◆ STATED EXERCISE
Copy out the lines that have "draw" in them.

◆ MATERIAL PROVIDED
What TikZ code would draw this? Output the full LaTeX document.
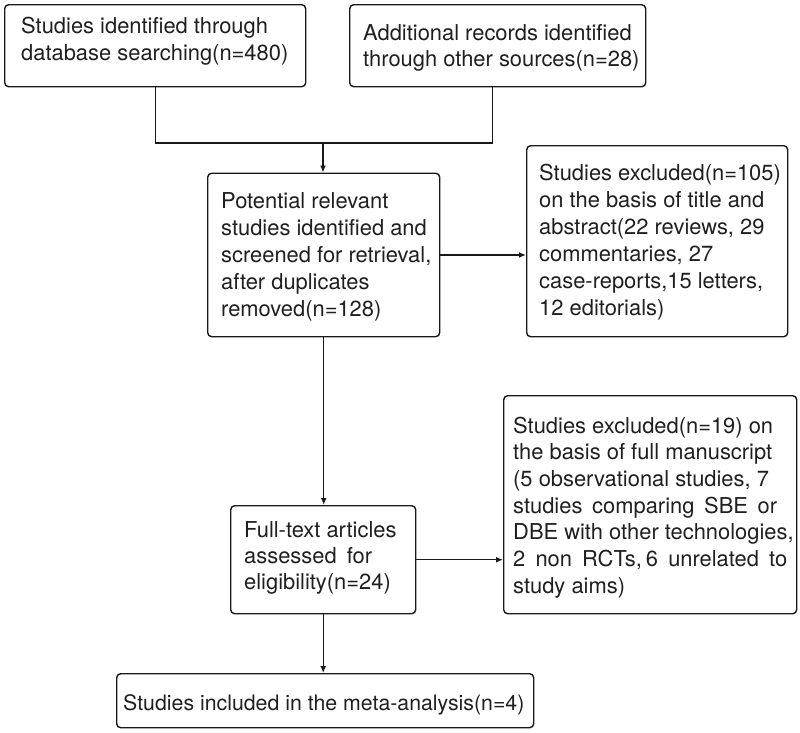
\documentclass[tikz,border=0pt]{standalone}
\usepackage{fontspec}
\setmainfont{TeX Gyre Heros}
\usetikzlibrary{arrows.meta}
\newcommand\tbox[4][21.9]{\parbox[t]{#2}{\fontsize{#1}{#3}\selectfont\raggedright #4}}
\begin{document}
\begin{tikzpicture}[x=1pt,y=-1pt,
  box/.style={draw=black!90, line width=1.4pt, rounded corners=4pt, inner sep=0pt, anchor=north west},
  txt/.style={anchor=base west, inner sep=0pt, text=black!88},
  conn/.style={line width=1.4pt, draw=black!90},
  arr/.style={conn, -{Latex[length=7pt,width=6pt]}}]
\useasboundingbox (0,0) rectangle (800,732);

% boxes
\node[box, minimum width=301pt, minimum height=82pt] (b1) at (4,4) {};
\node[box, minimum width=296pt, minimum height=82pt] (b2) at (349,4) {};
\node[box, minimum width=232pt, minimum height=163.5pt] (b3) at (207,172.5) {};
\node[box, minimum width=261pt, minimum height=191pt] (b4) at (526,145) {};
\node[box, minimum width=185pt, minimum height=108pt] (b5) at (230,505) {};
\node[box, minimum width=293pt, minimum height=218pt] (b6) at (503,395) {};
\node[box, minimum width=417pt, minimum height=54pt] (b7) at (116,673) {};

% texts
\node[txt] (t1) at (21,33) {\tbox{280pt}{27}{Studies identified through\\database searching(n=480)}};
\node[txt] (t2) at (363,40) {\tbox{280pt}{26.5}{Additional records identified\\through other sources(n=28)}};
\node[txt] (t3) at (221,208) {\tbox{215pt}{27.1}{Potential relevant\\studies identified and\\screened for retrieval,\\after duplicates\\removed(n=128)}};
\node[txt] (t4) at (539,180) {\tbox{245pt}{27}{Studies excluded(n=105)\\on the basis of title and\\abstract(22 reviews, 29\\commentaries, 27\\case-reports,15 letters,\\12 editorials)}};
\node[txt] (t5) at (244,537) {\tbox{168pt}{26}{Full-text articles\\\makebox[128pt][s]{assessed \ for}\\eligibility(n=24)}};
\node[txt] (t6) at (513,433) {\tbox{285pt}{26.7}{Studies excluded(n=19) on\\the basis of full manuscript\\(5 observational studies, 7\\\makebox[264pt][s]{studies comparing SBE or}\\DBE with other technologies,\\\makebox[274pt][s]{2 non RCTs,\kern4pt6 unrelated to}\\study aims)}};
\node[txt] (t7) at (123,710) {\tbox[21.3]{440pt}{27}{Studies included in the meta-analysis(n=4)}};

% connectors
\coordinate (m) at (323,143);
\draw[conn] (b1.south) |- (m);
\draw[conn] ([xshift=-5pt]b2.south) |- (m);
\draw[arr] (m) -- (b3.north -| m);
\draw[arr] (b3.east) -- (b3.east -| b4.west);
\draw[arr] (b3.south) -- (b3.south |- b5.north);
\draw[arr] (b5.east) -- (b5.east -| b6.west);
\draw[arr] (b5.south) -- (b5.south |- b7.north);
\end{tikzpicture}
\end{document}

◆ ANSWER TO THE PROBLEM
What TikZ code would draw this? Output the full LaTeX document.
  box/.style={draw=black!90, line width=1.4pt, rounded corners=4pt, inner sep=0pt, anchor=north west},
  conn/.style={line width=1.4pt, draw=black!90},
\draw[conn] (b1.south) |- (m);
\draw[conn] ([xshift=-5pt]b2.south) |- (m);
\draw[arr] (m) -- (b3.north -| m);
\draw[arr] (b3.east) -- (b3.east -| b4.west);
\draw[arr] (b3.south) -- (b3.south |- b5.north);
\draw[arr] (b5.east) -- (b5.east -| b6.west);
\draw[arr] (b5.south) -- (b5.south |- b7.north);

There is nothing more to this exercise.